Do you have any policies such as a service callout or javascript making external call outs?

Also, you should look at analytics relating to your proxy's target as well. Response processing latency is not target response time, but time on your proxy's response flows ie policies.

mark_hammelman

Hi Dane,

Thanks for taking the time to respond!

Yes, the proxies do all use a sharedFlow we use for validating authentication. The sharedFlow also has a javascript policy. We use this sharedFlow on over 250 proxies, but I'm seeing this problem happen on only 13 proxies so I'm hesitant to blame the sharedFlow quite yet. Its worth some extra scrutiny though.

I've been running custom reports and comparing with logs some more and this does not appear to be a critical problem. Most of the time the client receives a '200 OK' and its only happening to about 0.1% of the traffic, so my hunch is that this is related to a component in AWS needing to auto-scale.

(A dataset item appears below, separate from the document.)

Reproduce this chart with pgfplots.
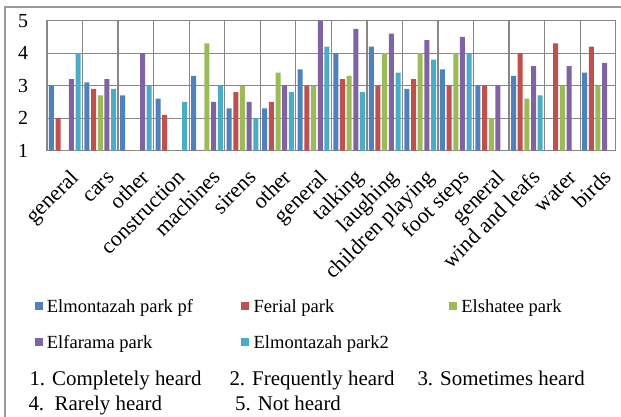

I recognize that the "request" and "response" processing latency is time spent within Apigee and not the targetServer. I could tell from other reports that the backend targets were not the source of these 30 second delays, so my next step was trying to determine if it was on the 'request' vs 'response' flow of the proxy. As seen in the 'exhibit-a', its definitely on the 'request'.

ylesyuk

As per another question of a similar nature,

https://community.apigee.com/questions/71053/finding-one-error-among-thousands-of-successes.html?chi...

Use https://github.com/yuriylesyuk/ets utility to automate sampling of traces. For each captured trace identify requests that take more than 30 seconds. You can create a trivial script that would parse trace files and identify times spent in each request and each policy.

Make ets utility invoked in a loop and let it run... until you catch your culprit.

I have attached an awk script that filters out debug request id, policy name, and policy duration.

WARNING, it is a gawk awk's dialect [for regex]!

Command:

$ awk -f trace-policyelapsedtimes.awk trace-1581013540920.xml | awk '$3 > 30'

will print out any policies, whose duration is more than 30 seconds.

trace-policyelapsedtimesawk.txt

mark_hammelman

I'll give this a try, thank you!